The project will take advantage of the extraordinary ability of RNA interference to specifically switch off individual genes while leaving all others unaffected.

Details of the initiative – a collaboration with the Netherlands Cancer Institute – are announced on Cancer Research UK’s first anniversary.

Scientists will build on the huge success of the Human Genome Project, inactivating almost 10,000 genes, one at a time, in order to find out precisely what they do and how they might contribute to cancer’s development.

Their ultimate aim will be to identify the cluster of genes which constitute the essence of cancer – likely to be ideal targets for new anti-cancer drugs.

Speaking at Cancer Research UK’s National Supporters’ Day conference, Chief Executive Sir Paul Nurse says: “Despite the massive advances in sequencing the DNA in the human genome, the function of most of our genes remains a mystery. The next big challenge for scientists is to find out exactly what they’re all doing, so we can work out which of them are playing important roles in cancer and other diseases.

“Such an endeavour has never before been possible, because dissecting out the function of a single gene from around 35,000 is extremely difficult. But thanks to the incredible discovery of RNA interference, we think we should now be able to crack the problem.”

RNA interference is a natural process discovered in the obscure nematode worm. The nematode uses tiny pieces of double-stranded RNA to specifically switch off certain rogue genes that would otherwise cause it harm.

Researchers have found that synthetically produced RNA sequences can be used to target genes in human cells – a finding lauded as 2002’s ‘breakthrough of the year’ by Science magazine and widely considered to be the most important discovery of the last decade.

Scientists from Cancer Research UK and the Netherlands Cancer Institute plan to use RNA interference to create cells in which all genes are fully functional bar one. They will genetically engineer cells with DNA coding for a specific piece of interference RNA, permanently blocking a particular gene. The library of cells will be available for use throughout both organisations, allowing researchers to study the behaviour of cells in detail, and particularly how they respond to losing individual genes.

Researchers will also bombard cancer cells with 30,000 pieces of interference RNA in order to answer one of the ultimate questions in cancer biology – what is the genetic essence of a malignant cell?

They will screen the treated cells for the handful which have reverted to type and become normal again. The set of genes switched off by RNA interference in these cells may represent the most crucial group of cancer genes in the human genome and are likely to be extremely good targets for future anti-cancer drugs.

Dr Julian Downward of the Cancer Research UK London Research Institute is leading the initiative together with Dr René Bernards at the Netherlands Cancer Institute.

Dr Downward comments: “This project will help move forward the frontiers of medical science, from knowing the sequences of DNA that make up our genome, to knowing how these sequences work together to form a functional human being.
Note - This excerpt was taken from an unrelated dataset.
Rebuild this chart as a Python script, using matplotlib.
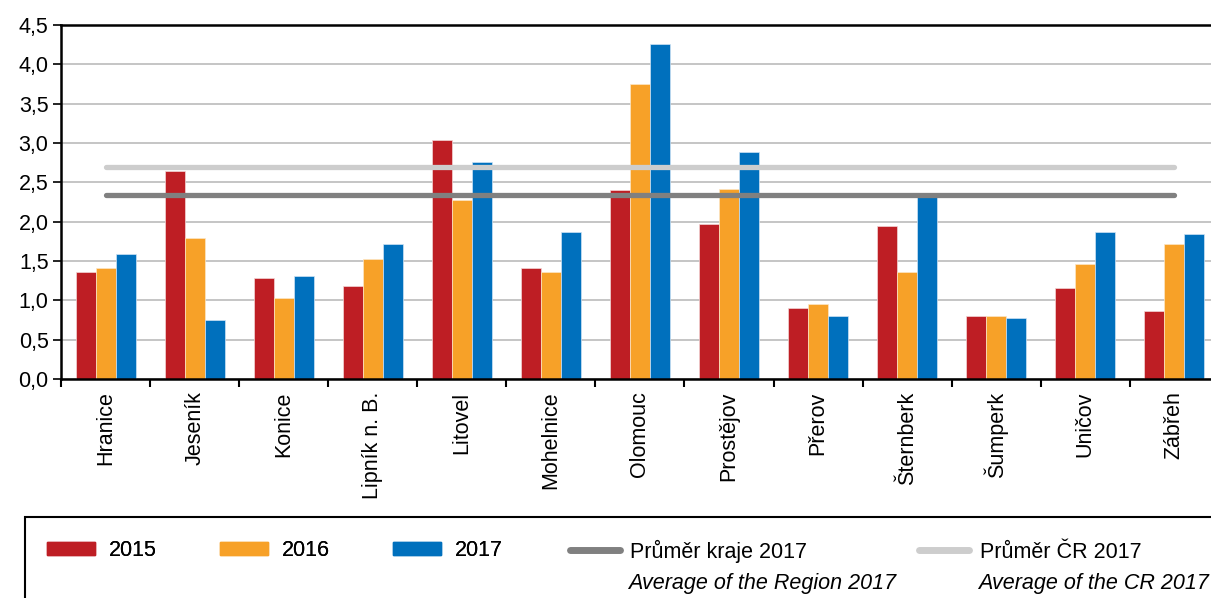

“Using RNA interference, we should be able to find out precisely what we need to take away from a cancerous cell in order to make it normal again – essentially we will be dismantling cancer at the level of its genes.”

An initial pilot study will look at 300 genes. If, as expected, it proves successful, the project will be rolled out to cover a further 8,000 or so genes, at the cost of over half a million pounds. Eventually, the research may be extended to cover the entire human genome.
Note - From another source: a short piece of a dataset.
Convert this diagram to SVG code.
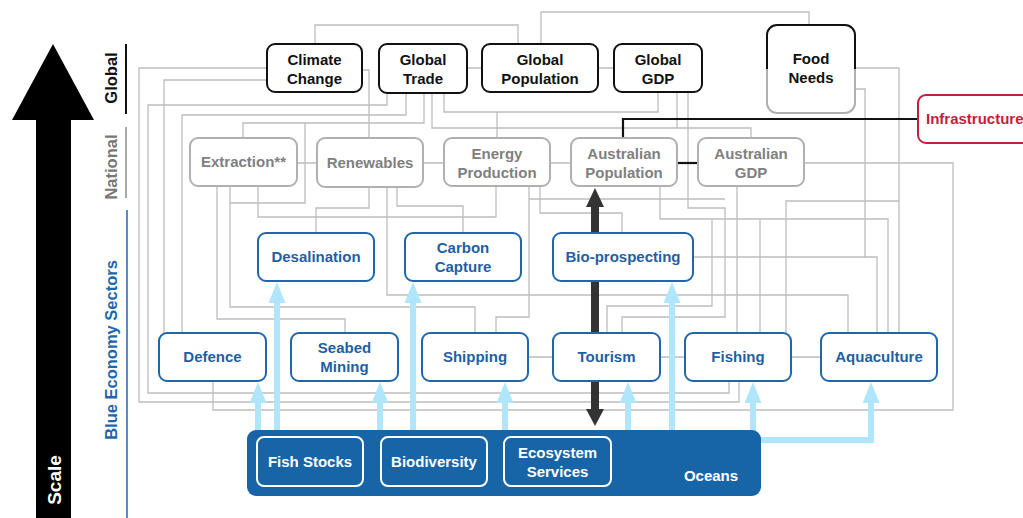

Dr Downward adds: “In times gone by, it took a few years before the very latest technologies filtered down to charities and academic laboratories, so it’s really exciting to be among the pioneers of the use of RNA interference for cancer research.”

Sir Paul adds: “The entire scientific community is tremendously excited at the potential of RNA interference. It’s really pleasing that a result of the merger to form Cancer Research UK, we’ve now got the financial clout and expertise to use such a powerful new technology for research into cancer.”

He adds: “This initiative will further push forward our understanding of the way our genetic information functions in healthy tissue and in disease.”